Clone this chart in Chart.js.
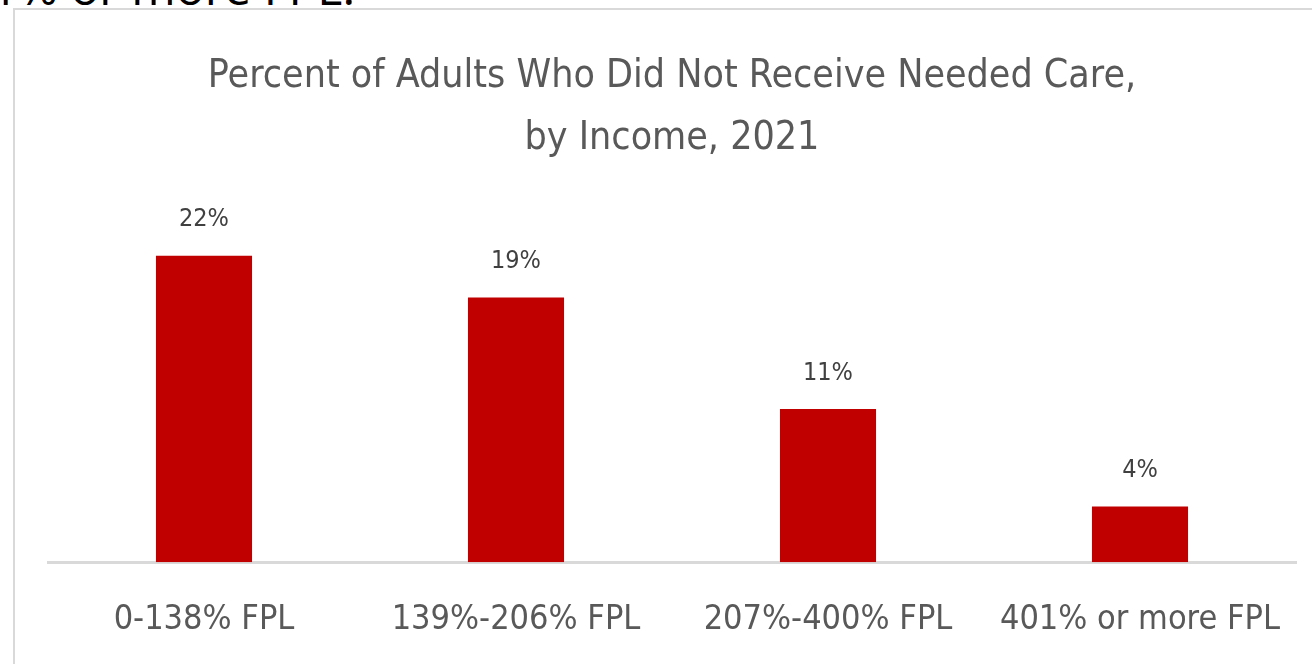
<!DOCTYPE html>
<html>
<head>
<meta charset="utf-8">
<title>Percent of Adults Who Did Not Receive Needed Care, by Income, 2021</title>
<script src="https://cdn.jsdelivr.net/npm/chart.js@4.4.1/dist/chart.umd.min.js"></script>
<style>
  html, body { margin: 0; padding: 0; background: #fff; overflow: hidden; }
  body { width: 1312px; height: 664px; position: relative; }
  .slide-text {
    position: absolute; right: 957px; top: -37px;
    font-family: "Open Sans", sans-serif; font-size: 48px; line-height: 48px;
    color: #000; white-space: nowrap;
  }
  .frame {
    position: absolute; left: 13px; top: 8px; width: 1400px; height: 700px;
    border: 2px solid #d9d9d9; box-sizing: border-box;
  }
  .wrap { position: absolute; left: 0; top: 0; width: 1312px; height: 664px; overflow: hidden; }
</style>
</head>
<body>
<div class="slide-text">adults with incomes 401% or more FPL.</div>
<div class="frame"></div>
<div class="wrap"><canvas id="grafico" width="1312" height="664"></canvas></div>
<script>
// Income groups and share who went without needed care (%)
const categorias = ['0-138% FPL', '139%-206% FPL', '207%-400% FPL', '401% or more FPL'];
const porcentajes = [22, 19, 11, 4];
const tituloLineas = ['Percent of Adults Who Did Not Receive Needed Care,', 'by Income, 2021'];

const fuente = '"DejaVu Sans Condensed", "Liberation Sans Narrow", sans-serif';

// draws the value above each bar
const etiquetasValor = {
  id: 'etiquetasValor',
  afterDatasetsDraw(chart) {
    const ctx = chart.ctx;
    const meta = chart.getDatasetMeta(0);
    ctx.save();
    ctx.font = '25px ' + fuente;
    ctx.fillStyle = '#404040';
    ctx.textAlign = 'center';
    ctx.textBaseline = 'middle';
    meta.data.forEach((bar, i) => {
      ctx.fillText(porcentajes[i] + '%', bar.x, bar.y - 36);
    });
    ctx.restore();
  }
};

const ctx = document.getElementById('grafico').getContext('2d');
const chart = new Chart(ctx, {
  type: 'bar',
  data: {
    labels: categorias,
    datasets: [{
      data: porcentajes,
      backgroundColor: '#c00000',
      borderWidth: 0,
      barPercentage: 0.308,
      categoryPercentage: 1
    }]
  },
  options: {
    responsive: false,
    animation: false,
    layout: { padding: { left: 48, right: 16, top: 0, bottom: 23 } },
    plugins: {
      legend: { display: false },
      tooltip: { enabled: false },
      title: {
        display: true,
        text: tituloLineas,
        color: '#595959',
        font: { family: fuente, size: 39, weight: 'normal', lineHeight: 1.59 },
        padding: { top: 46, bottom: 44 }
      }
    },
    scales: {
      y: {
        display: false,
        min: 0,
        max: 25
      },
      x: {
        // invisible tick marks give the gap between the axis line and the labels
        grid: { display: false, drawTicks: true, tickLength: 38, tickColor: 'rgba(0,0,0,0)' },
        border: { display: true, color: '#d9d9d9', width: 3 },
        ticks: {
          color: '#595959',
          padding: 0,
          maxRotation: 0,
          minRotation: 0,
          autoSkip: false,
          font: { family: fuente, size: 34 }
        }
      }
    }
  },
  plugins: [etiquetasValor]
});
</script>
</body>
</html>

____________________

GOAL
Copy every line above word for word and exclude the pictures.

SOLUTION TO THIS EXERCISE
Clone this chart in Chart.js.
<!DOCTYPE html>
<html>
<head>
<meta charset="utf-8">
<title>Percent of Adults Who Did Not Receive Needed Care, by Income, 2021</title>
<script src="https://cdn.jsdelivr.net/npm/chart.js@4.4.1/dist/chart.umd.min.js"></script>
<style>
  html, body { margin: 0; padding: 0; background: #fff; overflow: hidden; }
  body { width: 1312px; height: 664px; position: relative; }
  .slide-text {
    position: absolute; right: 957px; top: -37px;
    font-family: "Open Sans", sans-serif; font-size: 48px; line-height: 48px;
    color: #000; white-space: nowrap;
  }
  .frame {
    position: absolute; left: 13px; top: 8px; width: 1400px; height: 700px;
    border: 2px solid #d9d9d9; box-sizing: border-box;
  }
  .wrap { position: absolute; left: 0; top: 0; width: 1312px; height: 664px; overflow: hidden; }
</style>
</head>
<body>
<div class="slide-text">adults with incomes 401% or more FPL.</div>
<div class="frame"></div>
<div class="wrap"><canvas id="grafico" width="1312" height="664"></canvas></div>
<script>
// Income groups and share who went without needed care (%)
const categorias = ['0-138% FPL', '139%-206% FPL', '207%-400% FPL', '401% or more FPL'];
const porcentajes = [22, 19, 11, 4];
const tituloLineas = ['Percent of Adults Who Did Not Receive Needed Care,', 'by Income, 2021'];

const fuente = '"DejaVu Sans Condensed", "Liberation Sans Narrow", sans-serif';

// draws the value above each bar
const etiquetasValor = {
  id: 'etiquetasValor',
  afterDatasetsDraw(chart) {
    const ctx = chart.ctx;
    const meta = chart.getDatasetMeta(0);
    ctx.save();
    ctx.font = '25px ' + fuente;
    ctx.fillStyle = '#404040';
    ctx.textAlign = 'center';
    ctx.textBaseline = 'middle';
    meta.data.forEach((bar, i) => {
      ctx.fillText(porcentajes[i] + '%', bar.x, bar.y - 36);
    });
    ctx.restore();
  }
};

const ctx = document.getElementById('grafico').getContext('2d');
const chart = new Chart(ctx, {
  type: 'bar',
  data: {
    labels: categorias,
    datasets: [{
      data: porcentajes,
      backgroundColor: '#c00000',
      borderWidth: 0,
      barPercentage: 0.308,
      categoryPercentage: 1
    }]
  },
  options: {
    responsive: false,
    animation: false,
    layout: { padding: { left: 48, right: 16, top: 0, bottom: 23 } },
    plugins: {
      legend: { display: false },
      tooltip: { enabled: false },
      title: {
        display: true,
        text: tituloLineas,
        color: '#595959',
        font: { family: fuente, size: 39, weight: 'normal', lineHeight: 1.59 },
        padding: { top: 46, bottom: 44 }
      }
    },
    scales: {
      y: {
        display: false,
        min: 0,
        max: 25
      },
      x: {
        // invisible tick marks give the gap between the axis line and the labels
        grid: { display: false, drawTicks: true, tickLength: 38, tickColor: 'rgba(0,0,0,0)' },
        border: { display: true, color: '#d9d9d9', width: 3 },
        ticks: {
          color: '#595959',
          padding: 0,
          maxRotation: 0,
          minRotation: 0,
          autoSkip: false,
          font: { family: fuente, size: 34 }
        }
      }
    }
  },
  plugins: [etiquetasValor]
});
</script>
</body>
</html>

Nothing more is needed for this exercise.